= Act English =

Act English is a song created specifically for the stage musical production of Chitty Chitty Bang Bang. It was written by Robert and Richard Sherman in 2003 as a replacement song for "Think Vulgar". The song was first premiered at the London Palladium on March 15, 2003. It is an expositional song. That is, aspects of the plotline are revealed in its lyric. In the song the vulgarian spies discuss their plans to steal the Chitty Chitty Bang Bang car.

==About the song==
- After March 15, 2003 "Think Vulgar" was no longer performed on stage; however, the song can still be found on the Original London Cast Album which was recorded in June 2002. There is no authorized recording of "Act English".
- Songwriter, Robert Sherman agreed to write the replacement song, "Act English", but only under protest. He felt that the song, "Think Vulgar" better suited the vulgarian Spies' personalities.

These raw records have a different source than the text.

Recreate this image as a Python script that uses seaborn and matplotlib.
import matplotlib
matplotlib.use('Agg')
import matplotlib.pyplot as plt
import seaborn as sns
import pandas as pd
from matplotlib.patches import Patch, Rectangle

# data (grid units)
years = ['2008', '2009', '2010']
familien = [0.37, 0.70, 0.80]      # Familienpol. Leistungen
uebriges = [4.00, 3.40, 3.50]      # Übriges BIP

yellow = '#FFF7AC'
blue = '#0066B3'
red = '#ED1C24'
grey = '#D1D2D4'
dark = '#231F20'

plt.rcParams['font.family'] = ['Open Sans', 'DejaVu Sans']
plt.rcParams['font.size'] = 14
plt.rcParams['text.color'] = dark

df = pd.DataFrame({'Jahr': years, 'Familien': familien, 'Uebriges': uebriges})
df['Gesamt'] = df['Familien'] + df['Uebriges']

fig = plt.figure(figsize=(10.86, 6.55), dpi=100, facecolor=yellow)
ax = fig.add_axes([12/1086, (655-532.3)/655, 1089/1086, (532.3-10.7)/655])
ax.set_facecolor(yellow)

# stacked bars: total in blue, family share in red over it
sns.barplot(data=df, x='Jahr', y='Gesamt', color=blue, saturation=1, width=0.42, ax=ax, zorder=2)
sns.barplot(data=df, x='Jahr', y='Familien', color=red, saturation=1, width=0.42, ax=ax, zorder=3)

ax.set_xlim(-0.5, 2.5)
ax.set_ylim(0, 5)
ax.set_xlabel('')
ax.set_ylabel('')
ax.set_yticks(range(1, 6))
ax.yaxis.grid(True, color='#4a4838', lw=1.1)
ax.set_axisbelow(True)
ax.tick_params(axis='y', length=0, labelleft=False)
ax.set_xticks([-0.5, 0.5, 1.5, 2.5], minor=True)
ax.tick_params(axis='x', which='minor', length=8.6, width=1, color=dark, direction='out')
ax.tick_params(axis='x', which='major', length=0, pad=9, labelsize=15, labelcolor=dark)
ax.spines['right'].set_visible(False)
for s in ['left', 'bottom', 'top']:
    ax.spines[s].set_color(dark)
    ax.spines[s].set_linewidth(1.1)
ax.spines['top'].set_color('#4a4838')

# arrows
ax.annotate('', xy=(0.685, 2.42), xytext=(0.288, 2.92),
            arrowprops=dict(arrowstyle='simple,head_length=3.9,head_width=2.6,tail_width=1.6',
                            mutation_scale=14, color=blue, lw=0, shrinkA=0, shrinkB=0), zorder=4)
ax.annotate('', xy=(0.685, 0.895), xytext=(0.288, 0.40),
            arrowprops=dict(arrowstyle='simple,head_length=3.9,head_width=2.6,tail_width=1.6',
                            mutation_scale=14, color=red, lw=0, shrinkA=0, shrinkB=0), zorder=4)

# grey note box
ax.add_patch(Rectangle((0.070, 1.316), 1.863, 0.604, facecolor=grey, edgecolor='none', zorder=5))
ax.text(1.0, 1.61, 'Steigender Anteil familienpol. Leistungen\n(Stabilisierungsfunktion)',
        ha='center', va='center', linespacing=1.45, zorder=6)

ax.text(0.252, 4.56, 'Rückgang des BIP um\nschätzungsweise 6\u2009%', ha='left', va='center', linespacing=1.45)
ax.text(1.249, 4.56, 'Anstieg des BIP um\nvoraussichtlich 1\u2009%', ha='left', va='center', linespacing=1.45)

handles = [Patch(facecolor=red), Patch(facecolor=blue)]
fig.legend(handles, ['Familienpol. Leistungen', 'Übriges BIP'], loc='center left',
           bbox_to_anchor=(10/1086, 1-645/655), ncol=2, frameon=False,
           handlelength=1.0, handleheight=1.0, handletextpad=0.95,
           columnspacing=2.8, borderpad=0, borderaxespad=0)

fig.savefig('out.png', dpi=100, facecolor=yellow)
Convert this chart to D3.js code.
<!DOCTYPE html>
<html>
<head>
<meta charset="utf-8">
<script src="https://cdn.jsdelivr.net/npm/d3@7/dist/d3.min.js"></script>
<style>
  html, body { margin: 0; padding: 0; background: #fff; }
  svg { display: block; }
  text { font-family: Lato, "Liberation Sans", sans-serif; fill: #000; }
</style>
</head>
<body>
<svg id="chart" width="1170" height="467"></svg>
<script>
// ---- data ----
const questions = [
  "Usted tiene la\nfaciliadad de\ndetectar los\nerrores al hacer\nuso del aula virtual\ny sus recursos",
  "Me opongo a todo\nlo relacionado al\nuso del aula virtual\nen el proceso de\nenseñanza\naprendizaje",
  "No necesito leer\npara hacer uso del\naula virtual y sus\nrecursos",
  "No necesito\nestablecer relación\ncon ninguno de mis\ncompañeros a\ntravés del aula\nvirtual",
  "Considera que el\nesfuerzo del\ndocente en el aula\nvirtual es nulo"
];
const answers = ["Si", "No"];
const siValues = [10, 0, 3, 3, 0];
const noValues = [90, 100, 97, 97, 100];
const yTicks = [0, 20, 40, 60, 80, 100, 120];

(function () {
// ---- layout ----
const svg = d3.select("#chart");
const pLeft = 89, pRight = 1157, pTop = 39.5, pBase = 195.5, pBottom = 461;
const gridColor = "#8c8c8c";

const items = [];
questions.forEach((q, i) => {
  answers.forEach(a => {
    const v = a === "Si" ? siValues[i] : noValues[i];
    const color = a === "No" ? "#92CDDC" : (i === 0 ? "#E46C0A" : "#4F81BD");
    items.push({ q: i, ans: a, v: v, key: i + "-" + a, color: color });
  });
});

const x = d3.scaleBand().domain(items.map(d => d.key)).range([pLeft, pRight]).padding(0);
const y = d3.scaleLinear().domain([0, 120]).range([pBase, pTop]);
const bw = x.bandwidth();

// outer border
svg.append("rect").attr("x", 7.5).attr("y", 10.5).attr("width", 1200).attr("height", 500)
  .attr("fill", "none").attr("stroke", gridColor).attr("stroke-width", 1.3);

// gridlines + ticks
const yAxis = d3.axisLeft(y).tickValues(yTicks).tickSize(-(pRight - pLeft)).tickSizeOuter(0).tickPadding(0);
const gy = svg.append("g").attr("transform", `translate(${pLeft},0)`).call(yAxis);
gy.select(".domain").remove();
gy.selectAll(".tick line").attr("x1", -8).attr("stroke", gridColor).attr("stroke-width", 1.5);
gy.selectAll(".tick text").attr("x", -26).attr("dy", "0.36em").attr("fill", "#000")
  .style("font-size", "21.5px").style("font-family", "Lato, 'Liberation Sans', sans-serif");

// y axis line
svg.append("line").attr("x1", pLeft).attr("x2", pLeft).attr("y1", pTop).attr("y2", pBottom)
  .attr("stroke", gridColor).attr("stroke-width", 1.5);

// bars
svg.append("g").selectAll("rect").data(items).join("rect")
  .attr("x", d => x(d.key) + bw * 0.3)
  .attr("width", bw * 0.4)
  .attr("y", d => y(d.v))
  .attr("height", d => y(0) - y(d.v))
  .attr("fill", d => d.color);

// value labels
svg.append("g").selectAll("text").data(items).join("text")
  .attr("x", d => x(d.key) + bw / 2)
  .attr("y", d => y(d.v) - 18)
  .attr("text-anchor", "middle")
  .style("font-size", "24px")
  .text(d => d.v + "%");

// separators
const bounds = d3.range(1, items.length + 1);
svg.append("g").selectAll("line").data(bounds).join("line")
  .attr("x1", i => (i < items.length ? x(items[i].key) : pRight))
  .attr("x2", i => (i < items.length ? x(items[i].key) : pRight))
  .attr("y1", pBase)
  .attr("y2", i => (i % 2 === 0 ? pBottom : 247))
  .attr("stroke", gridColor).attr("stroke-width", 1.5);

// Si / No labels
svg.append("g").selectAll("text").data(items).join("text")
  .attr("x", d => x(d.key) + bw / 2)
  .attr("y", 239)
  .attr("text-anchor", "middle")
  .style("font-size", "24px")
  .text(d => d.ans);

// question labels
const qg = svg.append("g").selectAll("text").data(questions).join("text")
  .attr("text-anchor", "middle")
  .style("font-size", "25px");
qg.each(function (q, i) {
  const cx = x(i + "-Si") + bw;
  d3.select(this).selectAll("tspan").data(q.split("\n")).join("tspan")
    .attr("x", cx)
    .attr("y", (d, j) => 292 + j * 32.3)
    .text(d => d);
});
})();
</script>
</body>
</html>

Also, Sherman believed that "Act English" would not be immediately accessible to American audiences (even though he and his brother wrote it) due to the song's numerous references to specific English eccentricities.

==Why the song was replaced==
The concept for "Act English" was conceived by book writer Jeremy Sams and director Adrian Noble who felt that "Think Vulgar" was not moving the story along at a quick enough pace. Although there were disagreements with regard to its necessity, the creative parties have remained friendly throughout the course of the show's long life.